-- Records provided start --

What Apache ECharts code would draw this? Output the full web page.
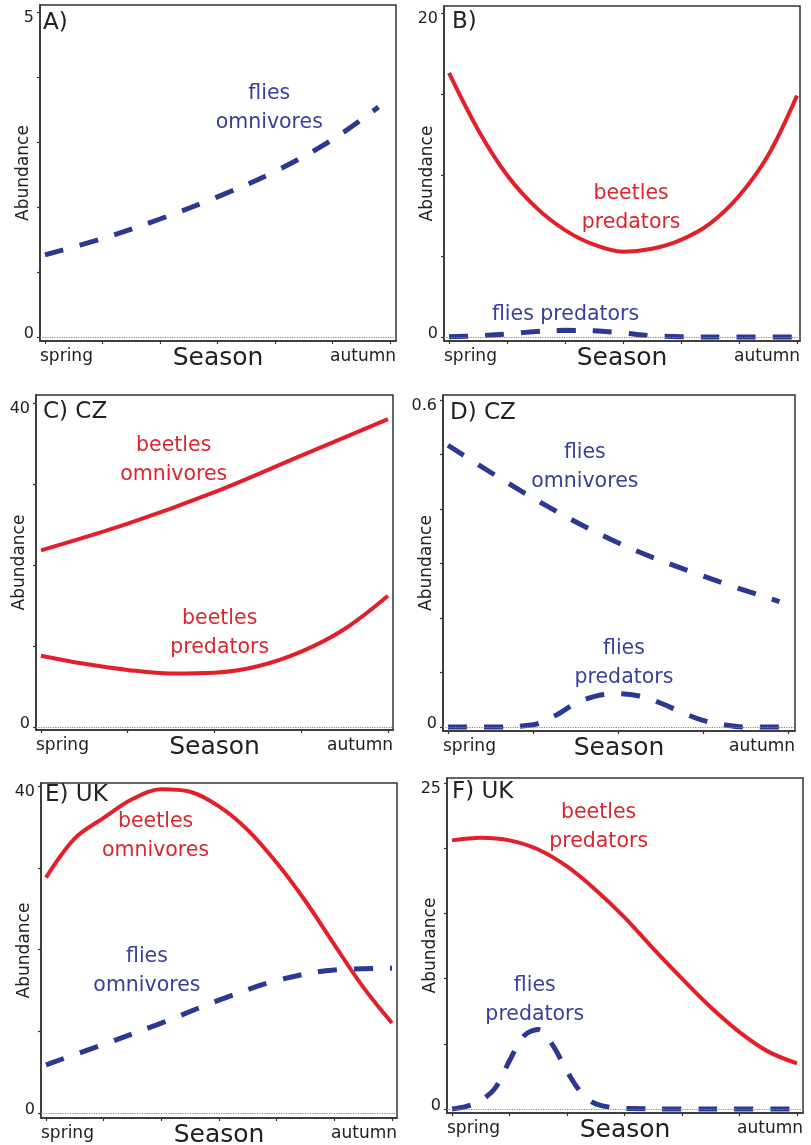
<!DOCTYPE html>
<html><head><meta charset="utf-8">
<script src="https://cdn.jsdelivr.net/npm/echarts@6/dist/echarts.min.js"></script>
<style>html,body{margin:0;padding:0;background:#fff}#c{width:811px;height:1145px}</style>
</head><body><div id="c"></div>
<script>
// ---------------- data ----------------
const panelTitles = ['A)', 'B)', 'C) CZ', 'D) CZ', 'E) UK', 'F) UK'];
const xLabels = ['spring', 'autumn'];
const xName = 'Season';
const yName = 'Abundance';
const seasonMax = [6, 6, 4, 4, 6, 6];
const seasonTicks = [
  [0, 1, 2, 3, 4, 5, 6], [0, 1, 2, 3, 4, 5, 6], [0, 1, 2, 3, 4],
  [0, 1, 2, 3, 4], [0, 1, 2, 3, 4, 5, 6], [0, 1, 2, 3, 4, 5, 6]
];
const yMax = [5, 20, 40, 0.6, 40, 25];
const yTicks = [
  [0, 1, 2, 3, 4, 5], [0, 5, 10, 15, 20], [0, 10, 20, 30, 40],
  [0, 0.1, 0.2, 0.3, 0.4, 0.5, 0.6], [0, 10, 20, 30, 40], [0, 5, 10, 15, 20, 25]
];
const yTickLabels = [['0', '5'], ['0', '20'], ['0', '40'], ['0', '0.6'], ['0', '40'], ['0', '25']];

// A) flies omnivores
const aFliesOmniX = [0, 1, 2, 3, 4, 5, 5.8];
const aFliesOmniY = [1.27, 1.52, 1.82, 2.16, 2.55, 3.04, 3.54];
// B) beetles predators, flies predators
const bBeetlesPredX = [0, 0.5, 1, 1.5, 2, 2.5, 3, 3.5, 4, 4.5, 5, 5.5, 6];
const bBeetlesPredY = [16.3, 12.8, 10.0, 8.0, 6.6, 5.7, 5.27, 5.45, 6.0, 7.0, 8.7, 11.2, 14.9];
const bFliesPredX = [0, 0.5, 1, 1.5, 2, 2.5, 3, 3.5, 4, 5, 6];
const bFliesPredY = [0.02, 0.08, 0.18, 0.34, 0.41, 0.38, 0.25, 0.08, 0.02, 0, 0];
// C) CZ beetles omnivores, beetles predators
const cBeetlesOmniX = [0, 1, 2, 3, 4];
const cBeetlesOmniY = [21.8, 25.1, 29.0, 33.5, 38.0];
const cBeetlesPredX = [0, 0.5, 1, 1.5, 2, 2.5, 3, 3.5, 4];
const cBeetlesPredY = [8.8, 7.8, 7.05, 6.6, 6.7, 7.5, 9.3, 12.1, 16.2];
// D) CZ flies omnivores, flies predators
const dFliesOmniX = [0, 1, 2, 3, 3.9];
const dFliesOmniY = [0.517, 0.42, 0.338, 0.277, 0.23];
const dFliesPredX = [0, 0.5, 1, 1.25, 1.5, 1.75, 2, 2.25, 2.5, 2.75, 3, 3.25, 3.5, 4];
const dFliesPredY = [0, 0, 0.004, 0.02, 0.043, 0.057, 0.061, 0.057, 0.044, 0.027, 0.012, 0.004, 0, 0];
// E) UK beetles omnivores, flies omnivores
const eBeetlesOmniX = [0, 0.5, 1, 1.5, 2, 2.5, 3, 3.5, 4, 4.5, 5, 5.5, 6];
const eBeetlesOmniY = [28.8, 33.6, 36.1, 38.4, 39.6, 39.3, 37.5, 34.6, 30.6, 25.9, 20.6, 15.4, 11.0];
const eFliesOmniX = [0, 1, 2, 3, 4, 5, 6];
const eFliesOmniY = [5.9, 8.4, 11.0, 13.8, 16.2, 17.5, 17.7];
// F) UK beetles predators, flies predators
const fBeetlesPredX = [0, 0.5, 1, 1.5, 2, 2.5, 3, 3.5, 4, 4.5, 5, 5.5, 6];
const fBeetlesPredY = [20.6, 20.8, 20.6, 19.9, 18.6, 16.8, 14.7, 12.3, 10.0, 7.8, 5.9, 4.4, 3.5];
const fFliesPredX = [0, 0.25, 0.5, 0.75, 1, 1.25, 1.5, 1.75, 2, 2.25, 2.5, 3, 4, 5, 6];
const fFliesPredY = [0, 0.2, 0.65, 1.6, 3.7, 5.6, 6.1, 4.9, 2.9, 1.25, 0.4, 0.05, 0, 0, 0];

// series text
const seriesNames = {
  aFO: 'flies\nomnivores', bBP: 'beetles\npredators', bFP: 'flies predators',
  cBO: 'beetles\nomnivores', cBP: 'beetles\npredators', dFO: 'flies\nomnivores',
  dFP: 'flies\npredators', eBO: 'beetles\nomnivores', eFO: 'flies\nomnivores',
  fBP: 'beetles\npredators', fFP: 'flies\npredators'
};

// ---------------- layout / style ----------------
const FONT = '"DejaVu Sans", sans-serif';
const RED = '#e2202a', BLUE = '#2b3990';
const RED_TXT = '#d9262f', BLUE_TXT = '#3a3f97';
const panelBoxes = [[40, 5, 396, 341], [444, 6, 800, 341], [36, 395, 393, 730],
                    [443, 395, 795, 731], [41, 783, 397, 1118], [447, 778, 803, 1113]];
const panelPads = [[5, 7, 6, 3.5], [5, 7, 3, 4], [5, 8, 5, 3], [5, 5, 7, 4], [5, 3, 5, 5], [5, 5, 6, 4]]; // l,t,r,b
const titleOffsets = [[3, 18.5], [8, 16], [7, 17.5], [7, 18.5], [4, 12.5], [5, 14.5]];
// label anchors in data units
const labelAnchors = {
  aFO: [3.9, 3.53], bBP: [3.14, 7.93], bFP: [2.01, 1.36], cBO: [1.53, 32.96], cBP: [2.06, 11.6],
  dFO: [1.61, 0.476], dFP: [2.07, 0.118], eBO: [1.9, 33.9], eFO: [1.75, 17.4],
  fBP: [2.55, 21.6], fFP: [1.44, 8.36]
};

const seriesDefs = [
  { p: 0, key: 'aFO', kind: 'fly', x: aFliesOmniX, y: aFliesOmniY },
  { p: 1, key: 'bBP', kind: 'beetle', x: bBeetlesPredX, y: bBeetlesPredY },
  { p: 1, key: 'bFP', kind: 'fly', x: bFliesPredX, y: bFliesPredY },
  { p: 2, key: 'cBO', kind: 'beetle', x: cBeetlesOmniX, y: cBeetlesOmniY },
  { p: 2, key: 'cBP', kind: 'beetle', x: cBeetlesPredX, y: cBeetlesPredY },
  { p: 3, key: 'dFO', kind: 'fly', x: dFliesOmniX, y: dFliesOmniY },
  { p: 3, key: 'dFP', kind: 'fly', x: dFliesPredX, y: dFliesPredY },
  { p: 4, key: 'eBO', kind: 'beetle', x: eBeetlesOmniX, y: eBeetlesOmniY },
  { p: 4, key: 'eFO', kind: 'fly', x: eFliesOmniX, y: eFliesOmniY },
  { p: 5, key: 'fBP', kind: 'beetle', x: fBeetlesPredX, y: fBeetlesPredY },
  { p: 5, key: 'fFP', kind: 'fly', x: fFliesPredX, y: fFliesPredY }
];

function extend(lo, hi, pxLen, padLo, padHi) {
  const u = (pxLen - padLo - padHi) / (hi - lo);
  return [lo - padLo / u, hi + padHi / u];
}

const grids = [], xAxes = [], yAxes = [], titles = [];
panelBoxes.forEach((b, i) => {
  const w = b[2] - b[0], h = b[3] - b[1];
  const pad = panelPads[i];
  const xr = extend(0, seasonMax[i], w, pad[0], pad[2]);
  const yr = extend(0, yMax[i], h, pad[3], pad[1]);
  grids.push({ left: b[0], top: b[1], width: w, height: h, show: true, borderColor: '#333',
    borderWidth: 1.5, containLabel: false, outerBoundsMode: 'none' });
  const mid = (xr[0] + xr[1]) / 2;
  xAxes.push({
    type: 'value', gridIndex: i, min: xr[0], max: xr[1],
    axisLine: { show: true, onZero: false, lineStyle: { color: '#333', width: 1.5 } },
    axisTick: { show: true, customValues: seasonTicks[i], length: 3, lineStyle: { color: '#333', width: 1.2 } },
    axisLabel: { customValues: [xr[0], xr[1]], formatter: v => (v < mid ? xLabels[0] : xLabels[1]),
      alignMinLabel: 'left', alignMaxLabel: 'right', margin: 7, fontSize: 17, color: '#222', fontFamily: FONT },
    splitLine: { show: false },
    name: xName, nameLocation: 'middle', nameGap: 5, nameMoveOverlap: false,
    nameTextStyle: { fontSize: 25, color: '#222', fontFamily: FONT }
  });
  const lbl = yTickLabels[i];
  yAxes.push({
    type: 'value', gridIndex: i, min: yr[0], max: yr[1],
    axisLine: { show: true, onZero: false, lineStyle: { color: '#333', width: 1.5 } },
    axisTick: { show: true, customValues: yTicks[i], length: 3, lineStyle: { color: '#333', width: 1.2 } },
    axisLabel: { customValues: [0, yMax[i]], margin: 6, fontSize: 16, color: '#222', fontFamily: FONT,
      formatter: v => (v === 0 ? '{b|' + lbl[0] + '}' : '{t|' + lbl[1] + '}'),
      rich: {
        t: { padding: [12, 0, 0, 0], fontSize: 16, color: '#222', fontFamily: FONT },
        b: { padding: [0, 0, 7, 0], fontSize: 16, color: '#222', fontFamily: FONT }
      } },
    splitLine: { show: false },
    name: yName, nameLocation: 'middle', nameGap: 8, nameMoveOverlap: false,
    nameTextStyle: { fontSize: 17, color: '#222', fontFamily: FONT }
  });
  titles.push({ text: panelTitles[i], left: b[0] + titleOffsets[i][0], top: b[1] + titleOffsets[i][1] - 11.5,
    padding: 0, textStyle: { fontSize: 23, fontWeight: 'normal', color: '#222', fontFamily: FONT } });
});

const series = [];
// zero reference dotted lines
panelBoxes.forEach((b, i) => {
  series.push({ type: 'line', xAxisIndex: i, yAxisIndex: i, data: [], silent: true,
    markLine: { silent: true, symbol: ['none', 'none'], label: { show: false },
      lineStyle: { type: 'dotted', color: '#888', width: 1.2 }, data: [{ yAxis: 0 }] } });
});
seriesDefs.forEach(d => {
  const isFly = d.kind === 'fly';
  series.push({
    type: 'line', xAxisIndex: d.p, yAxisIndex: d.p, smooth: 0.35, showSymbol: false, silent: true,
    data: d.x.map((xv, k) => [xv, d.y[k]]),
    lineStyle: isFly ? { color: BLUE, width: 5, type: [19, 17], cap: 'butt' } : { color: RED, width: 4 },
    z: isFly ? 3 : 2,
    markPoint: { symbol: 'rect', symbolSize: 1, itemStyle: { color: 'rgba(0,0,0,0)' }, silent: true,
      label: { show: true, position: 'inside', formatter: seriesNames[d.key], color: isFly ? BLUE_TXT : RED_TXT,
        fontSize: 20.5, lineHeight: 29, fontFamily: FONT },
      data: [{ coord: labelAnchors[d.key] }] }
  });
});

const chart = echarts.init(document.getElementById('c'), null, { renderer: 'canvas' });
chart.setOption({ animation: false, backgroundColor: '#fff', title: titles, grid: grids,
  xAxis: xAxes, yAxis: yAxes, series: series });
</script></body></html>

-- Records provided end --
-- Records provided start --

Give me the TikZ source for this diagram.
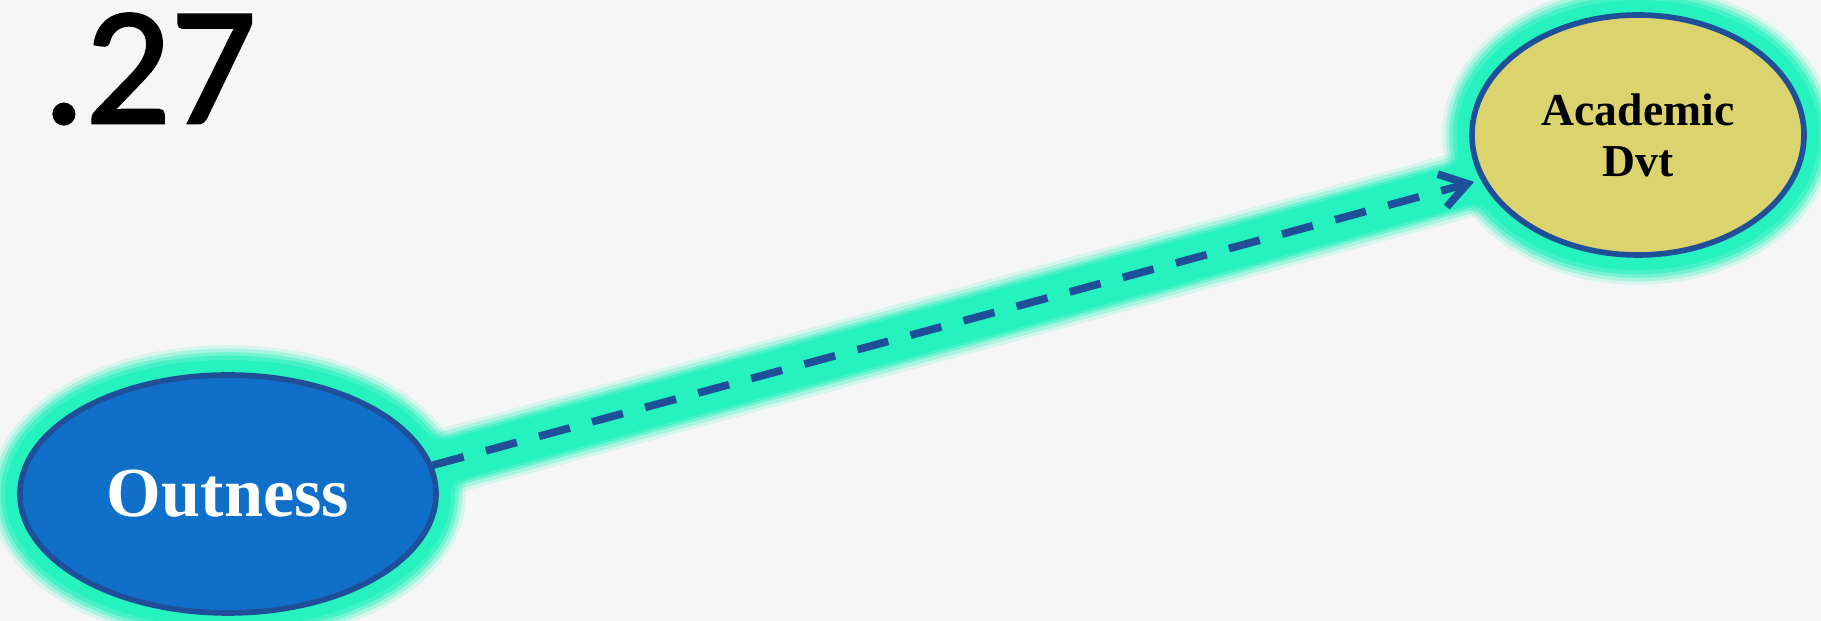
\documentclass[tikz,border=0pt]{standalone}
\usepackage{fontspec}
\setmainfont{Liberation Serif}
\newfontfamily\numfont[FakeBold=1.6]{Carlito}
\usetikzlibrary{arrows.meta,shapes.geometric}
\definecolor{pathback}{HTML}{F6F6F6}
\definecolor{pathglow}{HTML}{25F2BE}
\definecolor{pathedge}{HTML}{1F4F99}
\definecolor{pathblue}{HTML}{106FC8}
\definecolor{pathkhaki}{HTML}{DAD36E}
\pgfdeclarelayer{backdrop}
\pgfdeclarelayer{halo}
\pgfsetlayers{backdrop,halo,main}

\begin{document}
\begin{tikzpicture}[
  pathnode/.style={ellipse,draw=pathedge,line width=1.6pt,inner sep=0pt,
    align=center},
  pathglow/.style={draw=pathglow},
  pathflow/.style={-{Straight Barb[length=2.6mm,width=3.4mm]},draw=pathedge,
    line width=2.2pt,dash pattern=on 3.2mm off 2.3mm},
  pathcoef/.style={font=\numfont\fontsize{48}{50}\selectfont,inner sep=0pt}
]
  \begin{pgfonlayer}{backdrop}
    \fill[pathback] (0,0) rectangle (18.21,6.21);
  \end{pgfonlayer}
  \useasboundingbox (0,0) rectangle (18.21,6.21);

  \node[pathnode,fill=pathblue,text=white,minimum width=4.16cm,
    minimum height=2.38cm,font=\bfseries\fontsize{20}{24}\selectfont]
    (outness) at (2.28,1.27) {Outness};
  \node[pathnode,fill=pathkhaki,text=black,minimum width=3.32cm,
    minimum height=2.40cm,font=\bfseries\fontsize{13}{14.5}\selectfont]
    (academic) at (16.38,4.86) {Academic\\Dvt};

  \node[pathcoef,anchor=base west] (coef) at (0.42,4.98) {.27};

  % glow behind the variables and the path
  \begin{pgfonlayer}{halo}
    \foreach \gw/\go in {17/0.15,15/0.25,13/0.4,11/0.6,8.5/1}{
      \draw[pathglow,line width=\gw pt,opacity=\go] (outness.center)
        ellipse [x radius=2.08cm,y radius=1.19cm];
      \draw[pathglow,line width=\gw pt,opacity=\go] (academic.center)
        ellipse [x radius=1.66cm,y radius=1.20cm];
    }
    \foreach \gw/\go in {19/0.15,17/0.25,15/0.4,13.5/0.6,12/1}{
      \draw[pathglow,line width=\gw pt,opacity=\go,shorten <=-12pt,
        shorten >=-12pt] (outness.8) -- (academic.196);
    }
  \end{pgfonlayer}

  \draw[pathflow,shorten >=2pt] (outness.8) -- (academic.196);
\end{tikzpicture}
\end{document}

-- Records provided end --

Up in the listing, locate the line with "What Apache ECharts"; print it and every line after it down to the line with "['0', '40'], ['0', '25']];", which is included too. Skip the pictures.

What Apache ECharts code would draw this? Output the full web page.
<!DOCTYPE html>
<html><head><meta charset="utf-8">
<script src="https://cdn.jsdelivr.net/npm/echarts@6/dist/echarts.min.js"></script>
<style>html,body{margin:0;padding:0;background:#fff}#c{width:811px;height:1145px}</style>
</head><body><div id="c"></div>
<script>
// ---------------- data ----------------
const panelTitles = ['A)', 'B)', 'C) CZ', 'D) CZ', 'E) UK', 'F) UK'];
const xLabels = ['spring', 'autumn'];
const xName = 'Season';
const yName = 'Abundance';
const seasonMax = [6, 6, 4, 4, 6, 6];
const seasonTicks = [
  [0, 1, 2, 3, 4, 5, 6], [0, 1, 2, 3, 4, 5, 6], [0, 1, 2, 3, 4],
  [0, 1, 2, 3, 4], [0, 1, 2, 3, 4, 5, 6], [0, 1, 2, 3, 4, 5, 6]
];
const yMax = [5, 20, 40, 0.6, 40, 25];
const yTicks = [
  [0, 1, 2, 3, 4, 5], [0, 5, 10, 15, 20], [0, 10, 20, 30, 40],
  [0, 0.1, 0.2, 0.3, 0.4, 0.5, 0.6], [0, 10, 20, 30, 40], [0, 5, 10, 15, 20, 25]
];
const yTickLabels = [['0', '5'], ['0', '20'], ['0', '40'], ['0', '0.6'], ['0', '40'], ['0', '25']];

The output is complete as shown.